Setting manager ratios too high too fast. Scaling SDR headcount without scaling management leads to a coaching gap. Always hire or promote a manager before the ratio exceeds 6:1.

Skipping the ICP definition. Outbound pods without a clear Ideal Customer Profile waste time on wrong accounts. Define your ICP before your SDRs send a single email. Strong B2B sales prospecting always begins with targeting clarity.

Measuring only volume, not quality. Activity metrics matter, but they don’t tell the full story. Track meeting quality and SAO rates alongside call and email volumes.

Neglecting talent mobility. The SDR role has a short mastery curve. Without a progression path, high performers leave. Build career ladders into your SDR team structure intentionally.

Conclusion

A strong SDR team structure is the foundation of predictable pipeline growth. Whether you run inbound pods, outbound pods, or both, getting the design right – including manager ratios, role clarity, and metrics – determines how well your team scales and performs over time.

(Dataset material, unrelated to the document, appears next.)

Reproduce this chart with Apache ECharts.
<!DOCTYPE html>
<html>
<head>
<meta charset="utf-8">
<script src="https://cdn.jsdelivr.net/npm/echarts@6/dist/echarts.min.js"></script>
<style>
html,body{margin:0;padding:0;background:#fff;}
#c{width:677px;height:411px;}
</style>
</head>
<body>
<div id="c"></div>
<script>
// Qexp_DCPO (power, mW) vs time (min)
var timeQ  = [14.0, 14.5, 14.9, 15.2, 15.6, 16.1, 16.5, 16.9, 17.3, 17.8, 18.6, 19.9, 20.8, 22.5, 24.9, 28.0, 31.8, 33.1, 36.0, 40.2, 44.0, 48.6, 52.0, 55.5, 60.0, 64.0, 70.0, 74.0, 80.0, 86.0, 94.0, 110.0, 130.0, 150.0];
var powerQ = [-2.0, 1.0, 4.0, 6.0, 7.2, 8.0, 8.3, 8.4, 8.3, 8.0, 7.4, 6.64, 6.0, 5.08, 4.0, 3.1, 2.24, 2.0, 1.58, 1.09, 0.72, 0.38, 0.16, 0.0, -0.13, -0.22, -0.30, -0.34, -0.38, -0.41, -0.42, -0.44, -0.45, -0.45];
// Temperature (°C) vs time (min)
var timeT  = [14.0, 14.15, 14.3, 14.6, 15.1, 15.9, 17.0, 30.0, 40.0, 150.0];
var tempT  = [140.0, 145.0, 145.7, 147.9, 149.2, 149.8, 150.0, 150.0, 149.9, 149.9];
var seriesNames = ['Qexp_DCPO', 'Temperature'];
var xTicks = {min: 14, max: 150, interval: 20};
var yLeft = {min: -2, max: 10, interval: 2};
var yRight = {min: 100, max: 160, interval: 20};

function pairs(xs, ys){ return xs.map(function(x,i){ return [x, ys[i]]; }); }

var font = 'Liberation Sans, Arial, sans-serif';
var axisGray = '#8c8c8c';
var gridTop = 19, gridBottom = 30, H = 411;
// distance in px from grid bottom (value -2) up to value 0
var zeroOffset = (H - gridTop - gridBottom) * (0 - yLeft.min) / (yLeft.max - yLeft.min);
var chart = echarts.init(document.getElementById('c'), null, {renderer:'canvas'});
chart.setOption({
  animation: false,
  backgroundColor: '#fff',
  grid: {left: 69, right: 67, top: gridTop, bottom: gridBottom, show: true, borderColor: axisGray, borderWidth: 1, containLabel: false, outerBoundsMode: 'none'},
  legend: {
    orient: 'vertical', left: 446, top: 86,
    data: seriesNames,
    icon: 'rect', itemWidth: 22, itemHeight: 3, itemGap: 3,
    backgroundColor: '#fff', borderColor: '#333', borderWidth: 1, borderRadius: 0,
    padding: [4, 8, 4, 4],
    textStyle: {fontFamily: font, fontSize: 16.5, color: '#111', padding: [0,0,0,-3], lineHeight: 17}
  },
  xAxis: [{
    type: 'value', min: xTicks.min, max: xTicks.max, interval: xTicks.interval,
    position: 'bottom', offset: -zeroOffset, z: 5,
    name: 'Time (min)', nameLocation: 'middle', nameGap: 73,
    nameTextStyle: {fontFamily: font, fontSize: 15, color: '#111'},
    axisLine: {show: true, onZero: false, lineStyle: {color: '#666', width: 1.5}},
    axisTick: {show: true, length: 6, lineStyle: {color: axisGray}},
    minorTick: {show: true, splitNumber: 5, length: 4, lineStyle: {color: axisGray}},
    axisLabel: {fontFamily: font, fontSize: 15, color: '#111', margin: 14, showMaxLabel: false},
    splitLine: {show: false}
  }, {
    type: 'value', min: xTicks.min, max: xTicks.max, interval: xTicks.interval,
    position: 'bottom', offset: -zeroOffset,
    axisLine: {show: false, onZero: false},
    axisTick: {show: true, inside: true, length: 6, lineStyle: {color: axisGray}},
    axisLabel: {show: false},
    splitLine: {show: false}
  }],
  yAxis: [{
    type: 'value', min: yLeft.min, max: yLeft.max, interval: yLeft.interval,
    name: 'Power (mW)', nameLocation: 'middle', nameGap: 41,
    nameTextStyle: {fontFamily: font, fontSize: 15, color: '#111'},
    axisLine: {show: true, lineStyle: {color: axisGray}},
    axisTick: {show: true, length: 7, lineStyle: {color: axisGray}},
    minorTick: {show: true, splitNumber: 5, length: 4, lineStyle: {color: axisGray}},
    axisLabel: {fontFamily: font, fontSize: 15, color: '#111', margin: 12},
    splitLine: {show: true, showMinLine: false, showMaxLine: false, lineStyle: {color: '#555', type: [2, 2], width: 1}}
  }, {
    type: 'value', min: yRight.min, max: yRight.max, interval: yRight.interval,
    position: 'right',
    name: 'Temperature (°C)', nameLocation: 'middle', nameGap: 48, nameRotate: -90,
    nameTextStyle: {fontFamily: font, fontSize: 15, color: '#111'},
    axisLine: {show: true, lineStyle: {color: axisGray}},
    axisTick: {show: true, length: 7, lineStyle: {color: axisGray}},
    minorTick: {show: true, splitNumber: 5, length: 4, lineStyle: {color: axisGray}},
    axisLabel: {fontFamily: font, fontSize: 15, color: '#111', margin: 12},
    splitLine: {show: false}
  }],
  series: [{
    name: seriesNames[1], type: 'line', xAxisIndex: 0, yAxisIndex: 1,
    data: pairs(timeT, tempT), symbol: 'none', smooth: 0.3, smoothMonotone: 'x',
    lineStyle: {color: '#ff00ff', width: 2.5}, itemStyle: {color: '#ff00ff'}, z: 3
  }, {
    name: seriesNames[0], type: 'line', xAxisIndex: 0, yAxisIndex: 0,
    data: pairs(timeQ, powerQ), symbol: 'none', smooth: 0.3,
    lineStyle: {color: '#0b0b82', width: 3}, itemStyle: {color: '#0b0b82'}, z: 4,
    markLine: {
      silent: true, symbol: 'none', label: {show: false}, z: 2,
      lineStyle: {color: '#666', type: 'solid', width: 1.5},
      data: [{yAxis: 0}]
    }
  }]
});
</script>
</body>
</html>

Frequently Asked Questions

What is the ideal SDR team structure for a small B2B company? 

Start with a blended team of 3-4 SDRs with one manager. Define separate daily priorities for inbound and outbound work. As volume grows, split into dedicated pods.

How many SDRs should one manager oversee?

For inbound pods, 6-8 SDRs per manager is manageable. For outbound pods, keep it at 4-6. Hybrid teams work best at 4-5 SDRs per manager.

Should inbound and outbound SDRs be different people?

Yes, ideally. The skill sets overlap, but the daily workflows, mindsets, and metrics differ significantly. Separating them improves performance on both sides.

When should I create a formal pod structure?

Once your team reaches 6-8 SDRs, formal pod separation becomes important. Below that, structured daily priorities within one team can work temporarily.

What metrics matter most for an outbound SDR pod?

Focus on activity volume, connect rates, meetings booked per week, and pipeline generated. SAO rates are the most important quality signal.

How do I retain top-performing SDRs?

Build a clear promotion path – ideally a 12-24 month roadmap from SDR to Account Executive. Combine this with competitive compensation and regular coaching.